Funding: Research Grants Council (RGC) of Hong Kong SAR, China - Early Career Scheme (ECS) Grant No. 27609122 for "Visualizing Keywords in Malaysian-Chinese Literary History via Digital Humanities Methods"

Special Collection: This dataset supports the Journal of Open Humanities Data (JOHD) Special Collection on "Benchmarking in Digital Humanities" edited by Dr. Jenny C.Y. Kwok and Dr. Liam Jianliang Gao.

License and Permissions

This dataset is provided for academic and research purposes.

Commercial use or redistribution requires permission from the project author.

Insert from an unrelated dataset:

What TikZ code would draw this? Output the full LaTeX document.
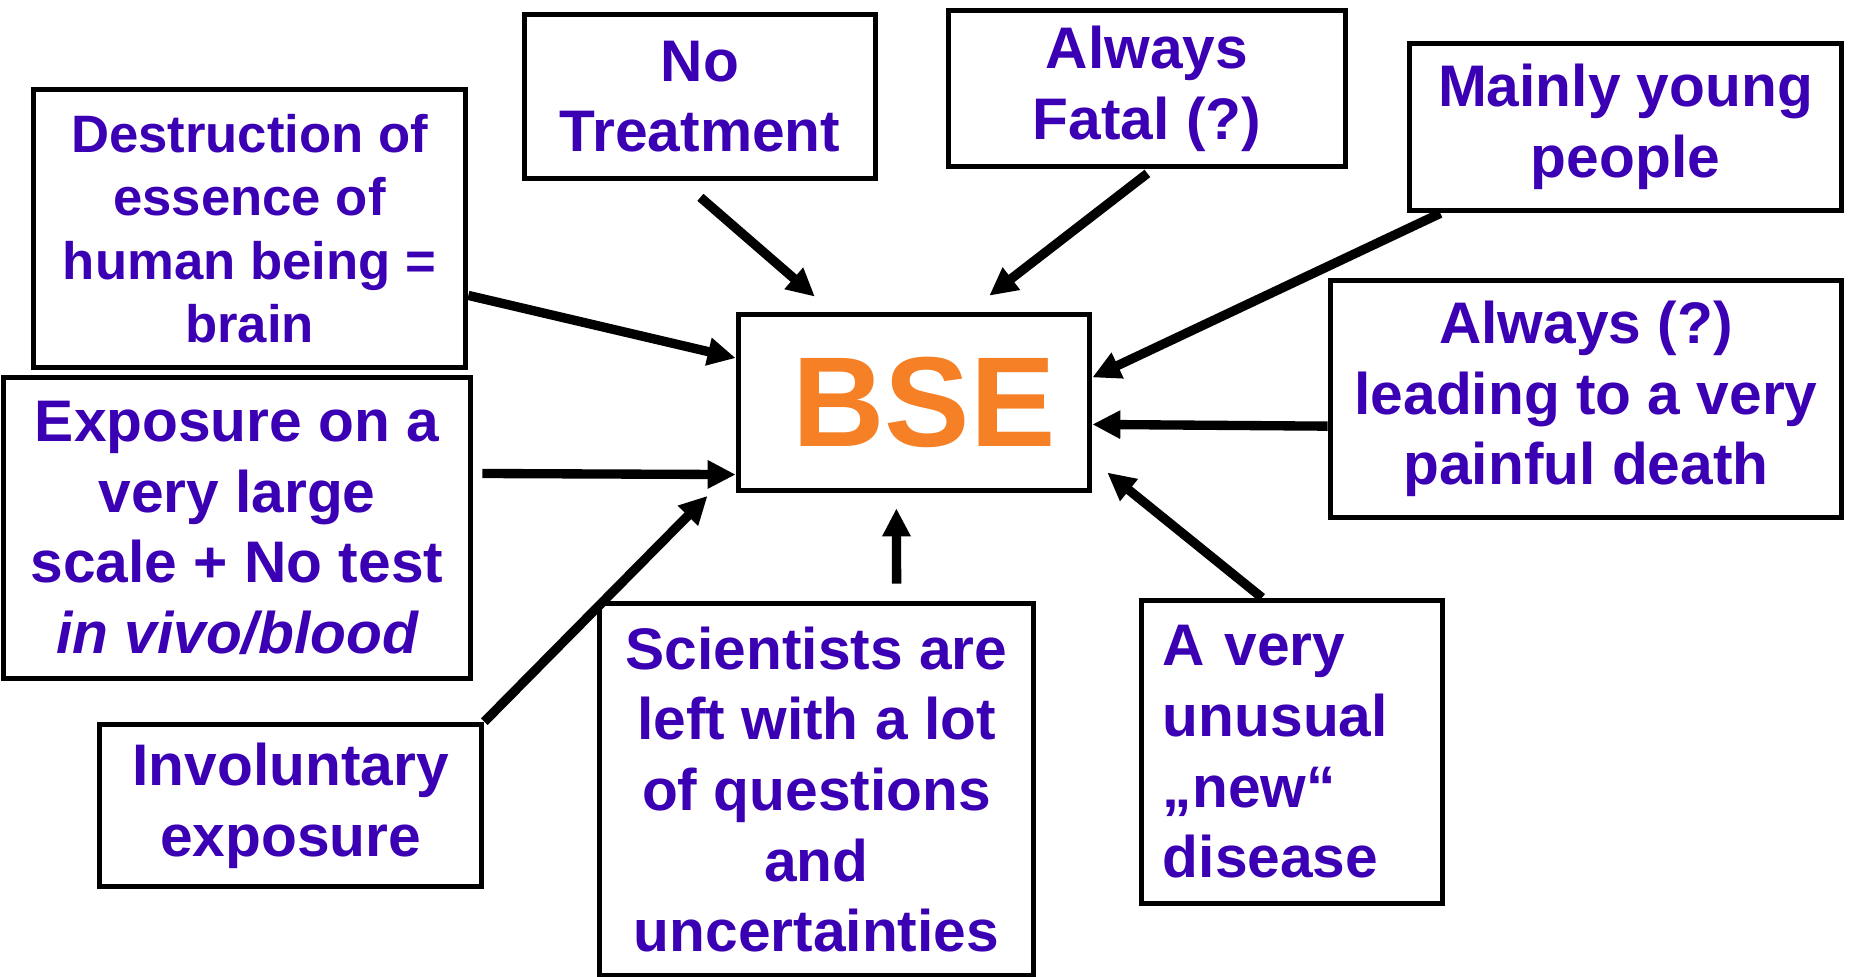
\documentclass[tikz,border=0pt]{standalone}
\usepackage{fontspec}
\setmainfont{Liberation Sans}
\usetikzlibrary{arrows.meta}

\definecolor{txtblue}{RGB}{60,0,180}
\definecolor{bseorange}{RGB}{245,128,37}

\tikzset{every picture/.style={line width=0.75pt}}
\tikzset{
  box/.style={draw, line width=4.25pt, fill=white, inner sep=0pt, align=center,
    text=txtblue, font=\fontsize{44}{53}\selectfont\bfseries},
  bsearrow/.style={line width=7pt, -{Triangle[length=21pt,width=20pt]}},
}

\begin{document}
\begin{tikzpicture}[x=0.75pt,y=0.75pt,yscale=-1,xscale=1]
\useasboundingbox (0,0) rectangle (1851,976);

%Shape: Rectangle [BSE]
\node [box, minimum width=263.25pt, minimum height=132pt, text=bseorange,
  font=\fontsize{96}{100}\selectfont\bfseries] (bse) at (914,402.5) {\hspace*{15pt}BSE};

%Shape: Rectangle [left side]
\node [box, minimum width=324pt, minimum height=208.5pt,
  font=\fontsize{39.5}{47.5}\selectfont\bfseries] (destr) at (249.5,228.5)
  {Destruction of\\essence of\\human being =\\brain};
\node [box, minimum width=350.25pt, minimum height=225.75pt] (expo) at (237,528)
  {Exposure on a\\very large\\scale + No test\\\itshape in vivo/blood};
\node [box, minimum width=286.5pt, minimum height=121.5pt] (invol) at (290.5,805.5)
  {Involuntary\\exposure};

%Shape: Rectangle [top]
\node [box, minimum width=263.25pt, minimum height=123pt] (notreat) at (700,96.5)
  {No\\Treatment};
\node [box, minimum width=297.75pt, minimum height=117pt] (fatal) at (1147,88.5)
  {Always\\Fatal (?)};
\node [box, minimum width=324pt, minimum height=125.25pt] (young) at (1625.5,127)
  {Mainly young\\people};

%Shape: Rectangle [right and bottom]
\node [box, minimum width=383.25pt, minimum height=177.75pt] (leading) at (1586,399)
  {Always (?)\\leading to a very\\painful death};
\node [box, minimum width=325.5pt, minimum height=279pt] (sci) at (816.5,789.5)
  {Scientists are\\left with a lot\\of questions\\and\\uncertainties};
\node [box, align=left, inner xsep=16pt, text width=193.75pt, minimum height=227.25pt]
  (newdis) at (1292,752) {A very\\unusual\\„new“\\disease};

%Straight Lines
\draw [bsearrow] (destr.-17) -- (bse.166);
\draw [bsearrow, shorten <=18.3pt, shorten >=17.2pt] (notreat.-102) -- (bse.132);
\draw [bsearrow, shorten <=5pt, shorten >=19.6pt] (fatal.-86) -- (bse.59);
\draw [bsearrow] (young.-155) -- (bse.8);
\draw [bsearrow] (leading.-174) -- (bse.-7);
\draw [bsearrow, shorten >=14.4pt] (newdis.101) -- (bse.-18);
\draw [bsearrow, shorten <=12.75pt, shorten >=11.25pt] (sci.67) -- (bse.-101);
\draw [bsearrow, shorten >=30pt] (invol.north east) -- (bse.-160);
\draw [bsearrow, shorten <=6.75pt] (expo.13) -- (bse.-158);

\end{tikzpicture}
\end{document}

Please contact Nicholas Y. H. Wong for licensing inquiries.

Contact

For questions about the dataset:

Nicholas Y. H. Wong
Email: nyhwong@hku.hk

GitHub Repository:
github.com/candyyetszyu/DH_Dataset_Mahua_word_embeddings

Please open an issue on GitHub for dataset-related questions or submit a pull request for corrections.

Version History

Version	Date	DOI	Description
v1.2.1	January 10, 2026	10.5281/zenodo.18205257	Project Website Update
v1.2.0	January 10, 2026	10.5281/zenodo.18205166	Documentation Updates
v1.1.0	November 17, 2025	10.5281/zenodo.17627000	Word2vec Network Analysis for 1959_04_1_jf78
v1.0.0	November 17, 2025	10.5281/zenodo.17626427	DH Mahua Literary Journal Dataset - Initial release with yearly model data

All versions are archived on Zenodo. Please cite the specific version used in your research.